Para que tal aconteça, o plano de desenvolvimento da indústria nacional deve endereçar não só os seus problemas estruturais de competitividade, mas também a criação de condições de melhoria da atratividade para a captação, não só de Investimento Direto Estrangeiro, mas também de investimento privado nacional (neste particular, o Banco de Fomento poderá vir a desempenhar um papel chave).

É fundamental criar condições para que as empresas portuguesas se possam desenvolver em ambientes de coopetição, cooperando e competindo em simultâneo, única forma de se desenvolver em verdadeiros ecossistemas, seguindo as práticas de outros países europeus que vão afirmando a sua pegada exportadora mundo fora.

Uma relação simbiótica entre o tecido industrial e as Universidades é também nuclear na reindustrialização do país.

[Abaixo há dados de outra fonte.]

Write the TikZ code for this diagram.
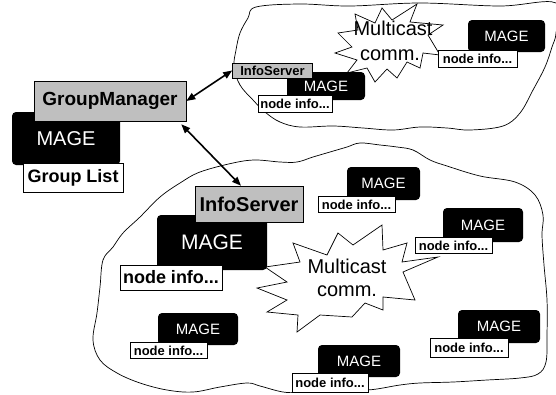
\documentclass[tikz,border=0pt]{standalone}
\usepackage{fontspec}
\setmainfont{Liberation Sans}
\usetikzlibrary{arrows.meta}
\begin{document}
\begin{tikzpicture}[x=1pt,y=-1pt,
  mage/.style={fill=black,text=white,rounded corners=4pt,inner sep=0pt,font=\fontsize{#1}{#1}\selectfont},
  mage/.default=15,
  info/.style={draw=black,line width=0.9pt,fill=white,inner sep=0pt,font=\bfseries\fontsize{#1}{#1}\selectfont},
  info/.default=13,
  srv/.style={draw=black,line width=0.6pt,fill=gray!50,inner sep=0pt,font=\bfseries\fontsize{#1}{#1}\selectfont},
  cloud/.style={draw=black,line width=0.7pt},
  burst/.style={draw=black,line width=0.7pt,fill=white,line join=miter},
  btext/.style={font=\fontsize{20}{20}\selectfont,inner sep=0pt},
  dbl/.style={{Triangle[length=9pt,width=7pt]}-{Triangle[length=9pt,width=7pt]},line width=1.6pt}]
\useasboundingbox (0,0) rectangle (556,394);

% clouds
\draw[cloud] plot[smooth cycle,tension=0.6] coordinates {
 (556,3) (500,6) (420,3) (350,6) (300,4) (256,7) (248,18) (240,33) (236,50) (234,67)
 (240,85) (253,100) (265,112) (280,122) (300,127) (333,126) (363,128) (393,130)
 (420,127) (447,128) (470,130) (503,126) (520,113) (533,90) (545,67) (552,47) (556,33)};
\draw[cloud] plot[smooth cycle,tension=0.6] coordinates {
 (233,163) (255,160) (280,162) (297,162) (313,157) (330,152) (347,147) (360,143)
 (380,145) (397,147) (413,150) (430,160) (447,166) (480,176) (515,182) (535,195)
 (543,215) (542,235) (544,265) (547,300) (547,335) (546,362) (538,374) (520,378)
 (487,380) (453,382) (420,383) (400,385) (367,390) (333,388) (300,392) (283,392)
 (260,386) (247,383) (220,387) (193,392) (167,390) (140,383) (117,373) (100,360)
 (93,340) (97,313) (100,287) (103,260) (113,247) (123,233) (140,217) (160,197)
 (180,183) (200,172)};

% multicast bursts
\draw[burst] (335,53) -- (352,47) -- (338,33) -- (358,30) -- (355,14) -- (375,23)
 -- (382,8) -- (392,20) -- (417,4) -- (410,22) -- (443,25) -- (428,35) -- (440,55)
 -- (423,53) -- (420,68) -- (407,62) -- (397,78) -- (387,69) -- (375,82) -- (367,68)
 -- (347,73) -- (357,60) -- cycle;
\node[btext] (mc1) at (393,28) {Multicast};
\node[btext] (cm1) at (390,55) {comm.};

\draw[burst] (293,243) -- (327,255) -- (338,233) -- (353,245) -- (382,225) -- (383,250)
 -- (407,243) -- (402,262) -- (438,257) -- (403,272) -- (415,300) -- (383,297)
 -- (383,310) -- (365,303) -- (352,317) -- (320,315) -- (297,332) -- (298,315)
 -- (267,312) -- (287,300) -- (257,288) -- (287,282) -- (265,267) -- (300,262) -- cycle;
\node[btext] (mc2) at (347,266) {Multicast};
\node[btext] (cm2) at (347,291) {comm.};

% group manager
\node[mage=20,minimum width=108pt,minimum height=53pt] (m0) at (66,138.5) {MAGE};
\node[info=18,minimum width=100pt,minimum height=29pt] (gl) at (73,177.5) {Group List};
\node[srv=19,minimum width=152pt,minimum height=40pt] (gm) at (110,101) {GroupManager};

% top group
\node[mage,minimum width=78pt,minimum height=28pt] (m1) at (326,86) {MAGE};
\node[info,minimum width=74pt,minimum height=17pt] (n1) at (295,103.5) {node info...};
\node[srv=13,minimum width=80pt,minimum height=15pt] (is1) at (272.5,70.5) {InfoServer};
\node[mage,minimum width=77pt,minimum height=32pt] (m2) at (506.5,36) {MAGE};
\node[info,minimum width=79pt,minimum height=17pt] (n2) at (477.5,58.5) {node info...};

% bottom group
\node[mage=21,minimum width=110pt,minimum height=55pt] (m3) at (212,242.5) {MAGE};
\node[info=18,minimum width=102pt,minimum height=25pt] (n3) at (171,277.5) {node info...};
\node[srv=20,minimum width=108pt,minimum height=36pt] (is2) at (249,204) {InfoServer};
\node[mage,minimum width=73pt,minimum height=33pt] (m4) at (383.5,183.5) {MAGE};
\node[info,minimum width=77pt,minimum height=16pt] (n4) at (356.5,204.5) {node info...};
\node[mage,minimum width=80pt,minimum height=34pt] (m5) at (483,225) {MAGE};
\node[info,minimum width=77pt,minimum height=16pt] (n5) at (453.5,245.5) {node info...};
\node[mage,minimum width=80pt,minimum height=32pt] (m6) at (198,329) {MAGE};
\node[info,minimum width=77pt,minimum height=16pt] (n6) at (168.5,350.5) {node info...};
\node[mage,minimum width=82pt,minimum height=32pt] (m7) at (359,361) {MAGE};
\node[info,minimum width=76pt,minimum height=19pt] (n7) at (330,382.5) {node info...};
\node[mage,minimum width=82pt,minimum height=33pt] (m8) at (499,326.5) {MAGE};
\node[info,minimum width=78pt,minimum height=19pt] (n8) at (469,347.5) {node info...};

% arrows
\draw[dbl] (gm.east) -- (is1.west);
\draw[dbl] ([xshift=-5pt,yshift=-3pt]gm.south east) -- ([xshift=-8pt]is2.north);
\end{tikzpicture}
\end{document}
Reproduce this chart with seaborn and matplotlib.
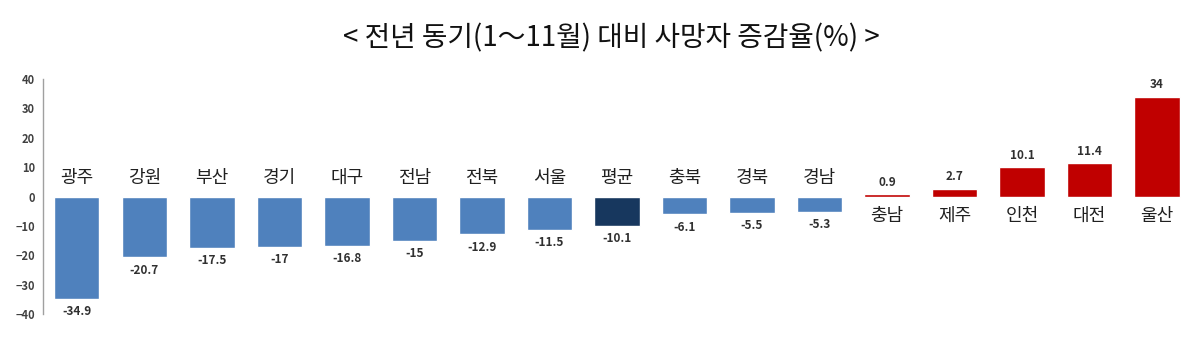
import matplotlib
matplotlib.use("Agg")
import matplotlib.pyplot as plt
import seaborn as sns

# data #
regions = ["광주", "강원", "부산", "경기", "대구", "전남", "전북", "서울", "평균",
           "충북", "경북", "경남", "충남", "제주", "인천", "대전", "울산"]
rates = [-34.9, -20.7, -17.5, -17, -16.8, -15, -12.9, -11.5, -10.1,
         -6.1, -5.5, -5.3, 0.9, 2.7, 10.1, 11.4, 34]
value_labels = ["-34.9", "-20.7", "-17.5", "-17", "-16.8", "-15", "-12.9", "-11.5", "-10.1",
                "-6.1", "-5.5", "-5.3", "0.9", "2.7", "10.1", "11.4", "34"]

BLUE, NAVY, RED = "#4F81BD", "#17375E", "#C00000"
colors = [NAVY if r == "평균" else (RED if v > 0 else BLUE) for r, v in zip(regions, rates)]

sns.set_style("white")
plt.rcParams["font.family"] = ["Noto Sans CJK KR", "DejaVu Sans"]

fig = plt.figure(figsize=(11.98, 3.59), dpi=100)
ax = fig.add_axes([0.036, 0.125, 0.958, 0.655])

sns.barplot(x=regions, y=rates, hue=regions, palette=colors, legend=False,
            width=0.67, saturation=1, ax=ax)

ax.set_ylim(-40, 40)
ax.set_xlim(-0.5, 16.5)
ax.set_yticks(range(-40, 41, 10))
ax.tick_params(axis="y", length=0, pad=6, labelsize=8, labelcolor="#404040")
for t in ax.get_yticklabels():
    t.set_fontweight("bold")
ax.set_xticks([])
ax.set_xlabel("")
ax.set_ylabel("")
for s in ["top", "right", "bottom"]:
    ax.spines[s].set_visible(False)
ax.spines["left"].set_color("#A0A0A0")
ax.spines["left"].set_linewidth(1)

# labels #
for i, (name, v, lab) in enumerate(zip(regions, rates, value_labels)):
    if v < 0:
        ax.text(i, 6.3, name, ha="center", va="center", fontsize=13, color="#202020")
        ax.text(i, v - 4.3, lab, ha="center", va="center", fontsize=8.5,
                color="#303030", fontweight="semibold")
    else:
        ax.text(i, -6.5, name, ha="center", va="center", fontsize=13, color="#202020")
        ax.text(i, v + 4.0, lab, ha="center", va="center", fontsize=8.5,
                color="#303030", fontweight="semibold")

fig.text(0.51, 0.893, "< 전년 동기(1～11월) 대비 사망자 증감율(%) >", ha="center",
         va="center", fontsize=20, color="#111111")

fig.savefig("out.png", dpi=100)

Em primeiro lugar, porque a transformação do tecido industrial nacional exige competências e conhecimentos, de cariz técnico e tecnológico, sempre em evolução, competindo às Universidades a antecipação das tendências e a formação de base do capital humano essencial à sustentabilidade de uma indústria de maior valor acrescentado.

Em segundo lugar, porque o desenvolvimento de produtos e sistemas de maior sofisticação e complexidade requer um investimento significativo em I&D, que beneficiaria da existência de clusters de inovação e desenvolvimento a trabalhar de forma articulada, em conjunto e para diferentes indústrias e empresas.

Revestem-se igualmente de criticidade para o sucesso de um plano de reindustrialização nacional, i) a proteção da propriedade intelectual e industrial, ii) o reskilling da força laboral e iii) a redução e estabilização dos custos de contexto.

Num quadro onde Portugal terá acesso ao maior pacote financeiro da União Europeia de sempre, as oportunidades são únicas e os caminhos promissores. Saibamos nós como País e como Sociedade estar à altura do desafio, liderando por exemplo, e agarrando esta oportunidade de transformar e afirmar Portugal numa referência à escala europeia e global.